Retype every line from the start of the data down to and including the line with "['0%', '10%', '20%', '30%', '40%', '50%', '60%', '70%'];". Skip the pictures.

----

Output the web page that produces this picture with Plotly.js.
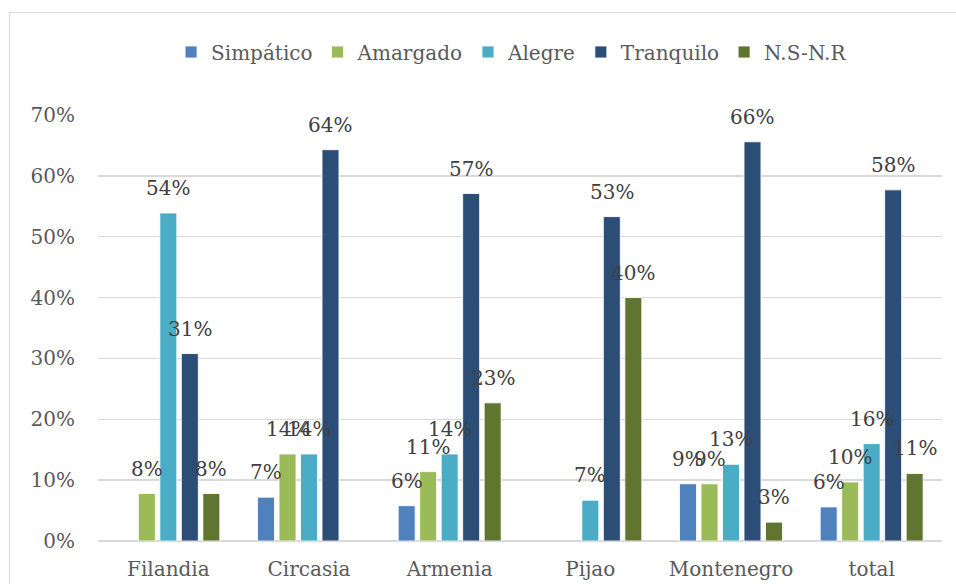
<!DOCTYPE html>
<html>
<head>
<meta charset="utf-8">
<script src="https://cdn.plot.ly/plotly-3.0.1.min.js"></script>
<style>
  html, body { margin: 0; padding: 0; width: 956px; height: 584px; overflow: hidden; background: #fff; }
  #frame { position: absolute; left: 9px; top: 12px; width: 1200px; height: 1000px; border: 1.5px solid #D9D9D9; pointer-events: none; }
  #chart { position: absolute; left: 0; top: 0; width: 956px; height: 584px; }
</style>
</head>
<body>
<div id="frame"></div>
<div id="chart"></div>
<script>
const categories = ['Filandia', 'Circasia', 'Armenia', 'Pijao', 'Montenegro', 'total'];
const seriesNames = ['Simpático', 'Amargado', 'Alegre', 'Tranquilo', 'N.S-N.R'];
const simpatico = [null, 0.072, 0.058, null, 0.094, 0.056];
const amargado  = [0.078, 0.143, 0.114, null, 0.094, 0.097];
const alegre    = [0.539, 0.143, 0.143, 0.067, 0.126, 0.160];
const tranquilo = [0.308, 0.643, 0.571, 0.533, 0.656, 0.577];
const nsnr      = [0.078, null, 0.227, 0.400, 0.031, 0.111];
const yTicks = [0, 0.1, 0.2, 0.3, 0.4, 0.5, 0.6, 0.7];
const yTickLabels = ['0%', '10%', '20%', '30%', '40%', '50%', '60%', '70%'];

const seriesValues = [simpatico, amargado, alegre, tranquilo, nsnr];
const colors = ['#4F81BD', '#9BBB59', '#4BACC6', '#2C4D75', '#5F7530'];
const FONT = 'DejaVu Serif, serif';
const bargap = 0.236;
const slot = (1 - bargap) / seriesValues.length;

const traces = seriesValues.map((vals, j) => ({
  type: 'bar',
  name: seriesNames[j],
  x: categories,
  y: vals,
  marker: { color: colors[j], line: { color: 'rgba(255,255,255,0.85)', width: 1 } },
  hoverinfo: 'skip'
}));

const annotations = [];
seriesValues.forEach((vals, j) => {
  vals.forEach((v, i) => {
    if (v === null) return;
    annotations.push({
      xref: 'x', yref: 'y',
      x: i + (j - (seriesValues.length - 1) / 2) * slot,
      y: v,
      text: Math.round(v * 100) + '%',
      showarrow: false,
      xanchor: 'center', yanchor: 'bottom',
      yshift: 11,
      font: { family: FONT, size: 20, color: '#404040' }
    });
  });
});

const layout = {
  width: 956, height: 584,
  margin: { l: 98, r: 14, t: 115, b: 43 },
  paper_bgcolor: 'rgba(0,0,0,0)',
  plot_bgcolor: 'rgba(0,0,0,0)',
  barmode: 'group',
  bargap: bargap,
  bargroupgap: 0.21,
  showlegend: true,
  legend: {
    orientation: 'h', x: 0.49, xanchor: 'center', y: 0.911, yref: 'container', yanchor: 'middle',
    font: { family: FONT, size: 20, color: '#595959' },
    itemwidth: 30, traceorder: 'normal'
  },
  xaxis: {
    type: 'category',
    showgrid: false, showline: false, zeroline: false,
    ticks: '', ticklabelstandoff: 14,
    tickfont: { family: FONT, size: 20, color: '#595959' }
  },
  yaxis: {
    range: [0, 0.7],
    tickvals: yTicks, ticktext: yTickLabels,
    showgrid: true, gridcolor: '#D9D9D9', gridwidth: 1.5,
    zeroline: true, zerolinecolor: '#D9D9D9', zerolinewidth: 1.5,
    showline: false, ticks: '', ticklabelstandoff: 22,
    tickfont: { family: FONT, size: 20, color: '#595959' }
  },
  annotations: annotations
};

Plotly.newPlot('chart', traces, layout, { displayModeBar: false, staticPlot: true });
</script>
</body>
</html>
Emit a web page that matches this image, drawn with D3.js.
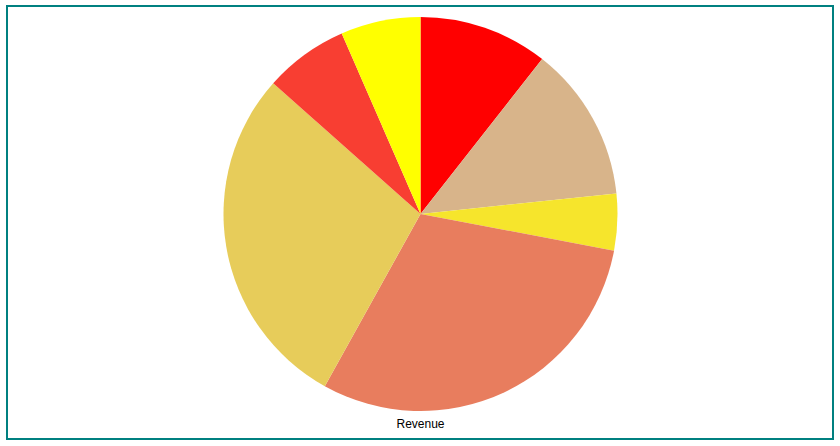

----

> **Response**
Output the web page that produces this picture with Plotly.js.
<!DOCTYPE html>
<html>
<head>
<meta charset="utf-8">
<script src="https://cdn.plot.ly/plotly-3.0.1.min.js"></script>
<style>
  html, body { margin: 0; padding: 0; width: 956px; height: 584px; overflow: hidden; background: #fff; }
  #frame { position: absolute; left: 9px; top: 12px; width: 1200px; height: 1000px; border: 1.5px solid #D9D9D9; pointer-events: none; }
  #chart { position: absolute; left: 0; top: 0; width: 956px; height: 584px; }
</style>
</head>
<body>
<div id="frame"></div>
<div id="chart"></div>
<script>
const categories = ['Filandia', 'Circasia', 'Armenia', 'Pijao', 'Montenegro', 'total'];
const seriesNames = ['Simpático', 'Amargado', 'Alegre', 'Tranquilo', 'N.S-N.R'];
const simpatico = [null, 0.072, 0.058, null, 0.094, 0.056];
const amargado  = [0.078, 0.143, 0.114, null, 0.094, 0.097];
const alegre    = [0.539, 0.143, 0.143, 0.067, 0.126, 0.160];
const tranquilo = [0.308, 0.643, 0.571, 0.533, 0.656, 0.577];
const nsnr      = [0.078, null, 0.227, 0.400, 0.031, 0.111];
const yTicks = [0, 0.1, 0.2, 0.3, 0.4, 0.5, 0.6, 0.7];
const yTickLabels = ['0%', '10%', '20%', '30%', '40%', '50%', '60%', '70%'];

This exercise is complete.